# RECORDS PROVIDED start

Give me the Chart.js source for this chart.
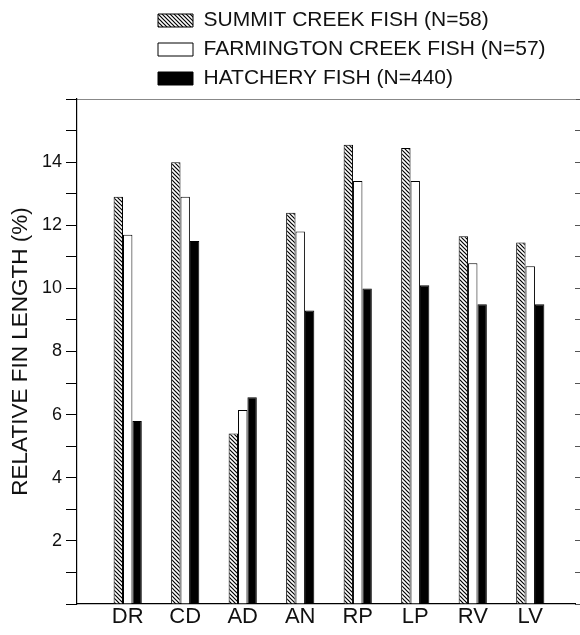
<!DOCTYPE html>
<html>
<head>
<meta charset="utf-8">
<script src="https://cdn.jsdelivr.net/npm/chart.js@4/dist/chart.umd.min.js"></script>
<style>
html,body{margin:0;padding:0;background:#fff;}
#wrap{width:580px;height:635px;}
</style>
</head>
<body>
<div id="wrap"><canvas id="c" width="580" height="635"></canvas></div>
<script>
// ---- data ----
const categories = ['DR', 'CD', 'AD', 'AN', 'RP', 'LP', 'RV', 'LV'];
const seriesNames = ['SUMMIT CREEK FISH (N=58)', 'FARMINGTON CREEK FISH (N=57)', 'HATCHERY FISH (N=440)'];
const summitValues = [12.9, 14.0, 5.4, 12.4, 14.55, 14.45, 11.65, 11.45];
const farmingtonValues = [11.7, 12.9, 6.15, 11.8, 13.4, 13.4, 10.8, 10.7];
const hatcheryValues = [5.8, 11.5, 6.55, 9.3, 10.0, 10.1, 9.5, 9.5];
const yLabelValues = [2, 4, 6, 8, 10, 12, 14];

// ---- styles ----
function hatchPattern() {
  const c = document.createElement('canvas');
  c.width = 4; c.height = 4;
  const g = c.getContext('2d');
  g.fillStyle = '#fff'; g.fillRect(0, 0, 4, 4);
  g.strokeStyle = '#000'; g.lineWidth = 1.2;
  g.beginPath();
  g.moveTo(-1, -1); g.lineTo(5, 5);
  g.moveTo(-1, 3); g.lineTo(1, 5);
  g.moveTo(3, -1); g.lineTo(5, 1);
  g.stroke();
  return g.createPattern(c, 'repeat');
}

const toPoints = arr => arr.map((v, i) => ({x: i, y: v}));

Chart.defaults.font.family = "'Liberation Sans', Arial, sans-serif";
Chart.defaults.color = '#111';

const X_MIN = -0.8816, X_MAX = 7.778;

const legendShift = {
  id: 'legendShift',
  afterLayout(chart) {
    const l = chart.legend;
    if (l) { l.left = 150; }
  }
};

new Chart(document.getElementById('c'), {
  type: 'bar',
  data: {
    datasets: [
      {label: seriesNames[0], data: toPoints(summitValues), backgroundColor: hatchPattern(), borderColor: '#000', borderWidth: 1},
      {label: seriesNames[1], data: toPoints(farmingtonValues), backgroundColor: '#fff', borderColor: '#000', borderWidth: 1},
      {label: seriesNames[2], data: toPoints(hatcheryValues), backgroundColor: '#000', borderColor: '#000', borderWidth: 1}
    ]
  },
  options: {
    responsive: false,
    animation: false,
    devicePixelRatio: 1,
    categoryPercentage: 0.49,
    barPercentage: 1,
    layout: {padding: {top: 2, left: 0, right: 0, bottom: 0}},
    plugins: {
      tooltip: {enabled: false},
      legend: {
        position: 'top',
        align: 'start',
        labels: {
          font: {size: 21},
          color: '#111',
          boxWidth: 35,
          boxHeight: 13,
          padding: 8
        }
      }
    },
    scales: {
      x: {
        type: 'linear',
        position: 'bottom',
        offset: false,
        min: X_MIN,
        max: X_MAX,
        grid: {display: false, drawTicks: false, offset: false},
        border: {display: true, color: '#000', width: 1.2},
        afterBuildTicks: s => { s.ticks = categories.map((c, i) => ({value: i})); },
        afterFit: s => { s.height = 31; },
        ticks: {
          font: {size: 22},
          color: '#111',
          padding: 0,
          maxRotation: 0,
          autoSkip: false,
          callback: v => categories[v]
        }
      },
      xTop: {
        type: 'linear',
        position: 'top',
        axis: 'x',
        offset: false,
        min: 0,
        max: 1,
        grid: {display: false, drawTicks: false},
        ticks: {display: false},
        border: {display: true, color: '#888', width: 1}
      },
      y: {
        type: 'linear',
        position: 'left',
        min: 0,
        max: 16,
        afterFit: s => { s.width = 77; },
        grid: {drawOnChartArea: false, tickLength: 11, color: '#000', lineWidth: 1},
        border: {display: true, color: '#000', width: 1.2},
        ticks: {
          stepSize: 1,
          padding: 4,
          font: {size: 18},
          color: '#111',
          callback: v => yLabelValues.includes(v) ? String(v) : ''
        },
        title: {
          display: true,
          text: 'RELATIVE FIN LENGTH (%)',
          font: {size: 22.5},
          color: '#111',
          padding: {top: 7, bottom: 4}
        }
      },
      yRight: {
        type: 'linear',
        axis: 'y',
        position: 'right',
        min: 0,
        max: 16,
        grid: {drawOnChartArea: false, tickLength: 5, color: '#555', lineWidth: 1},
        border: {display: false},
        ticks: {display: false, stepSize: 1}
      }
    }
  },
  plugins: [legendShift]
});
</script>
</body>
</html>
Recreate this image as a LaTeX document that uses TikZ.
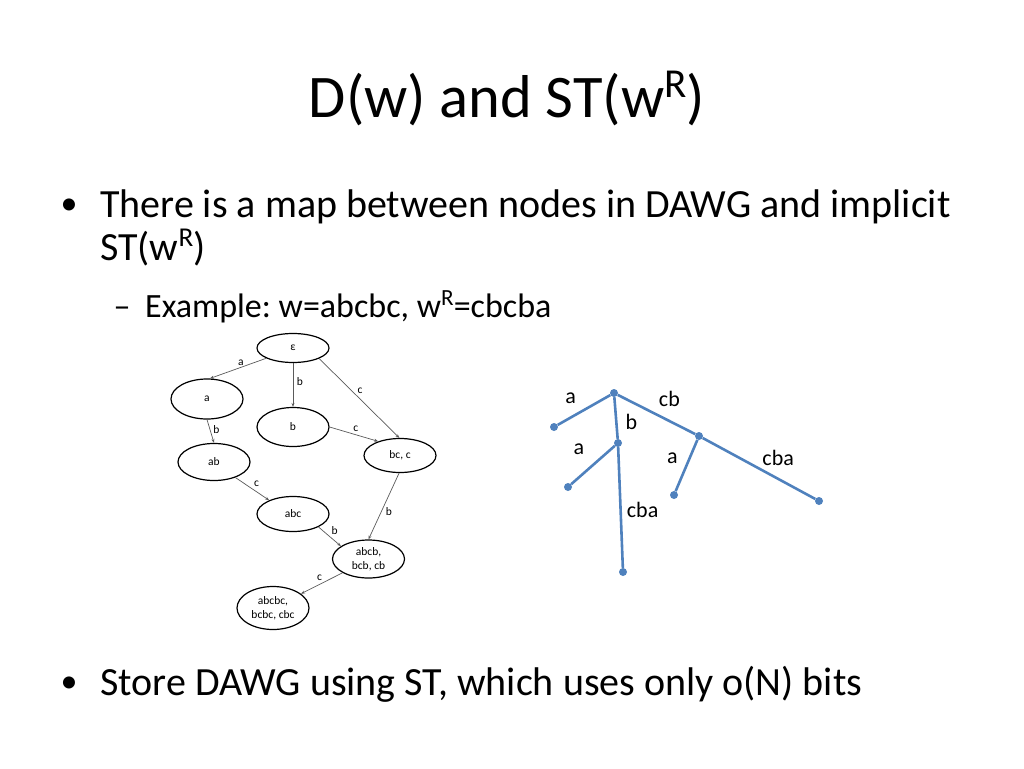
\documentclass[tikz,border=0pt]{standalone}
\usepackage{fontspec}
\setmainfont{Carlito}
\usetikzlibrary{shapes.geometric,arrows.meta,positioning}
\definecolor{stblue}{RGB}{79,129,189}
\definecolor{edgegray}{RGB}{90,90,90}
\newcommand{\supR}{\raisebox{.33em}{\scalebox{.68}{R}}}
\frenchspacing
\tikzset{
  state/.style={ellipse, draw, line width=1.2pt, minimum width=72pt,
    minimum height=37pt, inner sep=0pt, align=center,
    font=\fontsize{11.5}{14.5}\selectfont},
  trans/.style={draw=edgegray, line width=0.7pt, -{Stealth[length=4pt,width=3pt]}},
  tlabel/.style={font=\fontsize{11.5}{14}\selectfont, inner sep=0pt},
  dot/.style={circle, fill=stblue, inner sep=0pt, minimum size=8pt},
  branch/.style={draw=stblue, line width=2.6pt},
  blabel/.style={font=\fontsize{22}{26}\selectfont, inner sep=0pt},
  bigtext/.style={anchor=base west, inner sep=0pt, font=\fontsize{40}{48}\selectfont},
  subtext/.style={anchor=base west, inner sep=0pt, font=\fontsize{34}{41}\selectfont}
}
\begin{document}
\begin{tikzpicture}[x=1pt,y=-1pt]
\useasboundingbox (0,0) rectangle (1024,768);

% title and bullets
\node[anchor=base, inner sep=0pt, font=\fontsize{60.5}{72}\selectfont] (title) at (507,117)
  {D(w) and ST(w\supR)};
\node[bigtext, anchor=base, font=\fontsize{34}{40}\selectfont] (dot1) at (69,214) {•};
\node[bigtext] (line1) at (100,217) {There is a map between nodes in DAWG and implicit};
\node[bigtext] (line2) at (100,260) {ST(w\supR)};
\node[subtext, anchor=base] (dash1) at (122,317) {–};
\node[subtext] (line3) at (145,317) {Example: w=abcbc, w\supR=cbcba};
\node[bigtext, anchor=base, font=\fontsize{34}{40}\selectfont] (dot2) at (69,692) {•};
\node[bigtext] (line4) at (100,695) {Store DAWG using ST, which uses only o(N) bits};

% DAWG of w
\node[state, minimum height=29pt] (eps) at (293,348) {ε};
\node[state, minimum height=40pt] (a) at (207,399) {a};
\node[state, minimum height=39pt] (b) at (293,427) {b};
\node[state, minimum height=34pt] (bc) at (400,455.5) {bc, c};
\node[state] (ab) at (214,462) {ab};
\node[state, minimum height=35pt] (abc) at (293,514) {abc};
\node[state, minimum height=38pt] (abcb) at (368.5,559) {abcb,\\bcb, cb};
\node[state, minimum height=43pt] (abcbc) at (273,608) {abcbc,\\bcbc, cbc};

\draw[trans] (eps.201) -- node[tlabel, pos=.45, yshift=4.5pt] {a} (a.82);
\draw[trans] (eps.south) -- node[tlabel, pos=.43, xshift=7pt] {b} (b.north);
\draw[trans] (eps.338) -- node[tlabel, pos=.46, xshift=4pt, yshift=4.5pt] {c} (bc.92);
\draw[trans] (b.east) -- node[tlabel, pos=.51, xshift=1.5pt, yshift=6pt] {c} (bc.147);
\draw[trans] (a.south) -- node[tlabel, pos=.41, xshift=6.5pt] {b} (ab.north);
\draw[trans] (ab.324) -- node[tlabel, pos=.51, xshift=4pt, yshift=5.5pt] {c} (abc.150);
\draw[trans] (abc.333) -- node[tlabel, pos=.5, xshift=5pt, yshift=6pt] {b} (abcb.155);
\draw[trans] (bc.267) -- node[tlabel, pos=.53, xshift=6pt, yshift=-3pt] {b} (abcb.north);
\draw[trans] (abcb.208) -- node[tlabel, pos=.48, xshift=-3pt, yshift=5.5pt] {c} (abcbc.27);

% implicit ST(w^R)
\node[dot] (root) at (614,393) {};
\node[dot] (la) at (554,427) {};
\node[dot] (nb) at (618,443) {};
\node[dot] (lba) at (568,487) {};
\node[dot] (lbcba) at (623,572) {};
\node[dot] (ncb) at (699,436) {};
\node[dot] (lcba) at (674,495) {};
\node[dot] (lcbcba) at (819,501) {};

\draw[branch] (root) -- node[blabel, pos=.6, xshift=-8pt, yshift=15pt] {a} (la);
\draw[branch] (root) -- node[blabel, pos=.6, xshift=15pt] {b} (nb);
\draw[branch] (root) -- node[blabel, pos=.55, xshift=9pt, yshift=18pt] {cb} (ncb);
\draw[branch] (nb) -- node[blabel, pos=.5, xshift=-14pt, yshift=16pt] {a} (lba);
\draw[branch] (nb) -- node[blabel, pos=.52, xshift=22pt] {cba} (lbcba);
\draw[branch] (ncb) -- node[blabel, pos=.48, xshift=-14.5pt, yshift=6pt] {a} (lcba);
\draw[branch] (ncb) -- node[blabel, pos=.59, xshift=9pt, yshift=16pt] {cba} (lcbcba);
\end{tikzpicture}
\end{document}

# RECORDS PROVIDED end

## SHORT EXERCISE
In the listing above, find the line containing "Recreate this image" and the line containing "(0,0) rectangle (1024,768);", then output those two lines and everything between them exactly as written, without the images.

## OUTPUT OF THE EXERCISE
Recreate this image as a LaTeX document that uses TikZ.
\documentclass[tikz,border=0pt]{standalone}
\usepackage{fontspec}
\setmainfont{Carlito}
\usetikzlibrary{shapes.geometric,arrows.meta,positioning}
\definecolor{stblue}{RGB}{79,129,189}
\definecolor{edgegray}{RGB}{90,90,90}
\newcommand{\supR}{\raisebox{.33em}{\scalebox{.68}{R}}}
\frenchspacing
\tikzset{
  state/.style={ellipse, draw, line width=1.2pt, minimum width=72pt,
    minimum height=37pt, inner sep=0pt, align=center,
    font=\fontsize{11.5}{14.5}\selectfont},
  trans/.style={draw=edgegray, line width=0.7pt, -{Stealth[length=4pt,width=3pt]}},
  tlabel/.style={font=\fontsize{11.5}{14}\selectfont, inner sep=0pt},
  dot/.style={circle, fill=stblue, inner sep=0pt, minimum size=8pt},
  branch/.style={draw=stblue, line width=2.6pt},
  blabel/.style={font=\fontsize{22}{26}\selectfont, inner sep=0pt},
  bigtext/.style={anchor=base west, inner sep=0pt, font=\fontsize{40}{48}\selectfont},
  subtext/.style={anchor=base west, inner sep=0pt, font=\fontsize{34}{41}\selectfont}
}
\begin{document}
\begin{tikzpicture}[x=1pt,y=-1pt]
\useasboundingbox (0,0) rectangle (1024,768);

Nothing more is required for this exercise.